I have pointed this thread to Asmus Freytag who is a author of UAX#14.
Follwings are reply from him, I copied them with the permission
from Freytag.
Mr. Eliot:
In thinking about it, I think that the Annex 14 rules are stated in such
a way that the rules are appropriate for languages that do not use space
to determine line breaks without explicitly disallowing Western-style
line breaking behavior.
Kobayashi:
The question is UAX#14 is appropriate for Western language or not.
(Freytag until the end of body of this mail:)
The answer to that is YES. The whole idea about UAX#14 is to have a single
default algorithm that does well in a Western (space based) and East Asian
environment, by giving special treatment to characters that are of concern
in both environments.
The results should be usable in standard text handling, perhaps with minor
tailoring as suggested in the document.
High-end publishing systems may need to apply some additional tailoring.
These systems often give users a choice of line-breaking rules. There may
be some languages that require tailoring in specific situations.
In the message you pointed me to, the following statements were made:
For background, Annex 14 is very permissive, implicitly allowing line
breaks wherever they are not explicitly disallowed and does not, for
example, disallow breaks following closing punctuation, allowing for
example, this break:
"e.
g., a thing"
That is, Annex 14 allows this break, even though it would be wrong in any
Western language I'm familiar with.
However, the statement is incorrect. UAX#14 allows breaks after closing
punctuation, but not if it precedes alphabetic characters.
There are no breaks in "e.g.", but there is a break in "...tailoring.
These...", since there is a space after the ".".
Annex 14 is also informative--it does not require conforming Unicode
implementations to implement the Annex 14 rules except for those
characters that have normative line breaking properties, such as line
separator and soft hyphen.
This statement is correct. The rules in UAX#14 define what I would like to
call for the purpose of this discussion a 'best default practice with
normative nucleus'.
Some of the rules (and the properties they are based on) describe behavior
that is required. Usually, this is limited to special behaviors, such as
the non-breaking behavior of the NO BREAK SPACE for example. Without such
requirements, users would not be able to rely on the use of NO BREAK SPACE
to express the kinds of linebreak behavior for which NO BREAK SPACE has
always been intended.
However, many of the other rules are subject to customization (tailoring)

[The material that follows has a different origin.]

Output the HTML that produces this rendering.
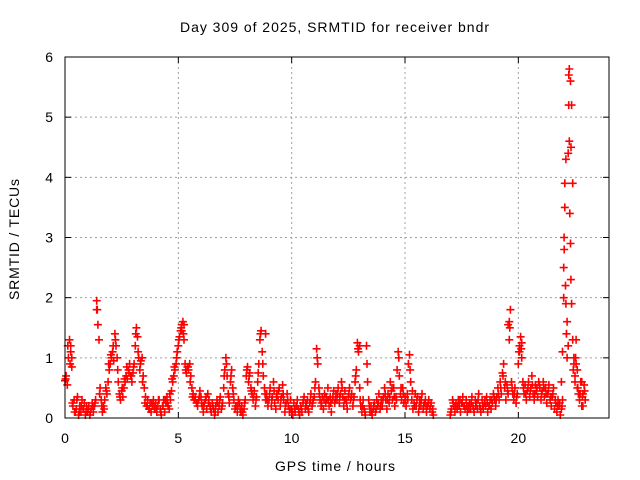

to fit the requirements of particular languages more precisely, or to match
the needs of a particular in-house style at a large publisher's. In other
words, the main reason that those rules are informative is that there is no
single set of rules for line breaking, often not even a single one for a
given language.
However, using UAX#14 as the starting point will allow an implementation to
cover all Unicode characters, so that texts with foreign material inserted
will behave quite reasonable, without the need for all implementers to
become experts in *all* languages. In some instances, a small amount of
tailoring will be useful if texts are known to be predominantly in a given
language which has special requirements.
--------------Up to here------
Best regards,
Tokushige Kobayashi
Antenna House, Inc.
E-mail koba(_at_)antenna(_dot_)co(_dot_)jp
WWW http://www.antenna.co.jp/XML/xml-top.htm
WWW http://www.antennahouse.com/xslformatter.html (English)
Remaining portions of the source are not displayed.